Même s’il y a du progrès, toutes les puissances nucléaires pourraient de nouveau effectuer des essais et conservent la capacité de le faire. En fait, l’administration Trump, dans la plus récente révision de sa politique nucléaire, a déclaré ouvertement que les États-Unis allaient «maintenir leur capacité à effecteur des tests nucléaires souterrains».

L’incertitude autour de la Corée du Nord pourrait aussi encourager d’autres États à reprendre leurs expérimentations.

«La clé est de ne pas se laisser entraîner dans l’actualité quotidienne. Nous devons d’abord penser à l’avenir et aux mesures immédiates qui peuvent être prises pour réduire la menace, plaide Alexandra Bell. Les citoyens du monde entier doivent exiger de leurs dirigeants qu’ils ratifient le Traité d’interdiction complète des essais nucléaires, pour que cessent une fois pour toutes les essais.»

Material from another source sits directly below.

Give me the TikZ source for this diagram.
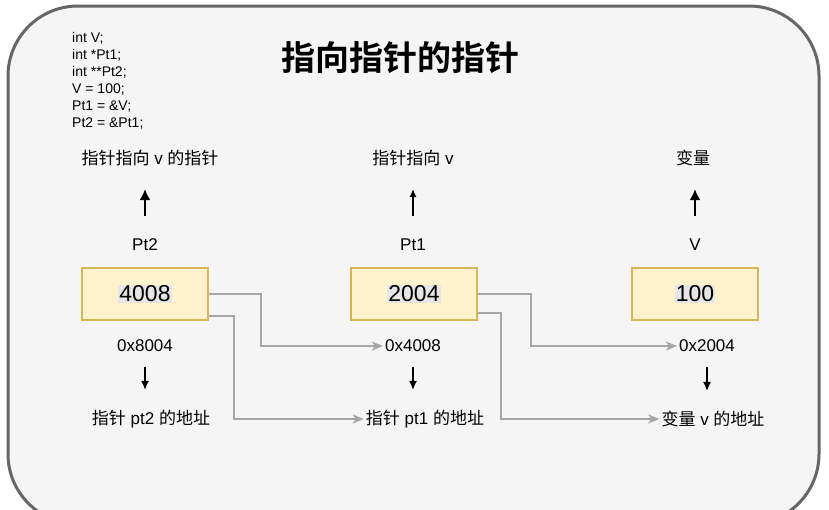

«L’avenir est entre nos mains»

Entrevue avec Tilman A. Ruff, professeur associé au Nossal Institute for Global Health de l’université
de Melbourne.

Pourquoi les armes nucléaires attirent autant l’attention mondiale?
Parce qu’elles posent la menace la plus directe à la santé et à la survie de l’humanité et de la biosphère. Il est impératif qu’elles ne soient plus jamais utilisées. Si on les conserve, elles seront utilisées, volontairement ou par accident. L’avenir est entre nos mains : soit nous mettons fin aux armes nucléaires, soit elles mettront fin à nos vies.

Les tests nucléaires sont-ils importants?
La bombe à l’uranium enrichi qui a détruit Hiroshima était d’une conception très simple, qui n’avait pas besoin d’être testée avant d’être utilisée. La bombe au plutonium lâchée sur Nagasaki avait un mécanisme plus complexe qui a requis des tests. Les essais ont été cruciaux dans le développement d’armes nucléaires miniaturisées.

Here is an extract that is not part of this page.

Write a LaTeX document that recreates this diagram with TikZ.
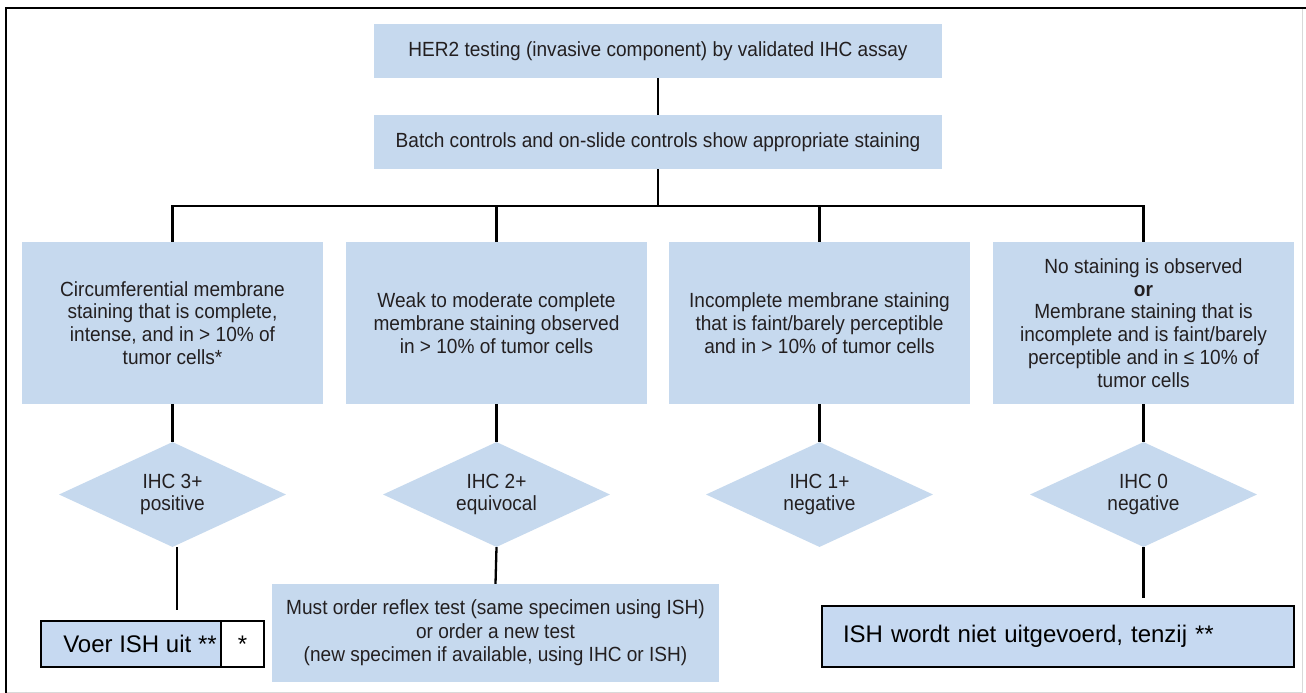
\documentclass[tikz,border=0pt]{standalone}
\usepackage{fontspec}
\setmainfont{Liberation Sans}
\newfontfamily\chartfont{Liberation Sans}[FakeStretch=0.93]
\usetikzlibrary{shapes.geometric}

\definecolor{boxblue}{RGB}{198,217,238}
\definecolor{ishblue}{RGB}{198,217,241}
\definecolor{txtgray}{RGB}{35,31,32}

\newcommand{\scoreline}[1]{\makebox[0pt]{#1}}

\begin{document}
\begin{tikzpicture}[x=1pt,y=-1pt,
            every node/.style={font=\chartfont\fontsize{20.5}{22.8}\selectfont, text=txtgray},
            topbox/.style={fill=boxblue, inner sep=0pt, minimum width=568pt, minimum height=54pt},
            stepbox/.style={fill=boxblue, inner sep=0pt, align=center, minimum width=301pt, minimum height=162pt},
            scorebox/.style={diamond, fill=boxblue, inner sep=0pt, align=center, minimum width=227pt, minimum height=105pt},
            ishbox/.style={draw=black, line width=1.3pt, fill=ishblue, inner sep=0pt, text=black, font=\rmfamily\fontsize{24}{28}\selectfont},
            link/.style={line width=2.3pt, black}]
            \useasboundingbox (0,0) rectangle (1306,693);
            \fill[white] (0,0) rectangle (1306,693);
            \draw[black!15, line width=1pt] (6,8) rectangle (1302,692);
            \draw[line width=2pt] (6,693) -- (6,8) -- (1306,8);
            % top of the chart
            \node[topbox] (her2) at (658,51) {HER2 testing (invasive component) by validated IHC assay};
            \node[topbox] (batch) at (658,142) {Batch controls and on-slide controls show appropriate staining};
            % the four staining patterns
            \node[stepbox] (crit3) at (172.5,323) {Circumferential membrane\\staining that is complete,\\intense, and in > 10\% of\\tumor cells*};
            \node[stepbox] (crit2) at (496.5,323) {Weak to moderate complete\\membrane staining observed\\in > 10\% of tumor cells};
            \node[stepbox] (crit1) at (819.5,323) {Incomplete membrane staining\\that is faint/barely perceptible\\and in > 10\% of tumor cells};
            \node[stepbox] (crit0) at (1143.5,323) {No staining is observed\\\textbf{or}\\Membrane staining that is\\incomplete and is faint/barely\\perceptible and in ≤ 10\% of\\tumor cells};
            % scores
            \node[scorebox] (ihc3) at (172.5,494.5) {\scoreline{IHC 3+}\\\scoreline{positive}};
            \node[scorebox] (ihc2) at (496.5,494.5) {\scoreline{IHC 2+}\\\scoreline{equivocal}};
            \node[scorebox] (ihc1) at (819.5,494.5) {\scoreline{IHC 1+}\\\scoreline{negative}};
            \node[scorebox] (ihc0) at (1143.5,494.5) {\scoreline{IHC 0}\\\scoreline{negative}};
            % what follows
            \node[fill=boxblue, inner sep=0pt, align=center, minimum width=447pt, minimum height=98pt,
                  font=\chartfont\fontsize{20.5}{23.5}\selectfont] (reflex) at (495.5,633)
                  {Must order reflex test (same specimen using ISH)\\or order a new test\\(new specimen if available, using IHC or ISH)};
            \node[ishbox, minimum width=198pt, minimum height=46pt] (voer) at (140,644) {Voer ISH uit **};
            \node[ishbox, fill=white, minimum width=43pt, minimum height=46pt] (voerstar) at (242.5,644) {*};
            \node[ishbox, minimum width=472pt, minimum height=61pt, text width=430pt, align=left] (noish) at (1058,636.5) {ISH wordt niet uitgevoerd, tenzij **};
            \coordinate (bus) at (658,206);
            \coordinate (end3) at (177,610);
            \coordinate (end0) at (1143.5,598);
            % connectors
            \draw[link] (her2.south) -- (batch.north);
            \draw[link] (batch.south) -- (bus);
            \draw[link] (crit3.north) -- (crit3.north |- bus) -- (crit0.north |- bus) -- (crit0.north);
            \draw[link] (crit2.north) -- (crit2.north |- bus);
            \draw[link] (crit1.north) -- (crit1.north |- bus);
            \draw[link] (crit3.south) -- (ihc3.north);
            \draw[link] (crit2.south) -- (ihc2.north);
            \draw[link] (crit1.south) -- (ihc1.north);
            \draw[link] (crit0.south) -- (ihc0.north);
            \draw[link] (ihc3.south -| end3) -- (end3);
            \draw[link] (ihc2.south) -- (reflex.north);
            \draw[link] (ihc0.south) -- (end0);
        \end{tikzpicture}
\end{document}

À l’exception de la Corée du Nord, les puissances nucléaires ont cessé les essais seulement lorsqu’elles ont développé des façons de tester leurs bombes sans explosion. Elles continuent de développer des armes grâce à des simulations électroniques, des tests hydrodynamiques et d’autres moyens.

Il y a des avantages à ce genre de tests?
Il n’y a pas de bénéfice pour les humains ou pour la planète : ils causent plutôt un grand mal. En permettant le développement d’armes nucléaires, ils mettent en péril la planète et la santé des humains et causent des dégâts en riason des radiations qu’ils émettent.

Quelles sont les conséquences­ des tests nucléaires?
Les retombées nucléaires des essais atmosphériques tenus jusque dans les années 1980 ont contaminé le monde entier. Ils augmentent le risque de cancers et de maladies chroniques partout dans le monde et continueront à le faire durant plusieurs générations.

Qu’en est-il des tests souterrains?
Les tests souterrains posent moins de risques pour la santé, mais certains rejettent tout de même de la radioactivité dans l’atmosphère, alors que d’autres provoquent de petits tremblements de terre. Ils injectent tous une bonne dose de radioactivité dans les roches fracturées par les explosions. Ces débris peuvent contaminer les nappes phréatiques.

Les armes nucléaires pourraient­-elles disparaître­ un jour?
Absolument. On a prouvé qu’une réglementation efficace peut entraîner des résultats concrets. On peut les éliminer en une génération.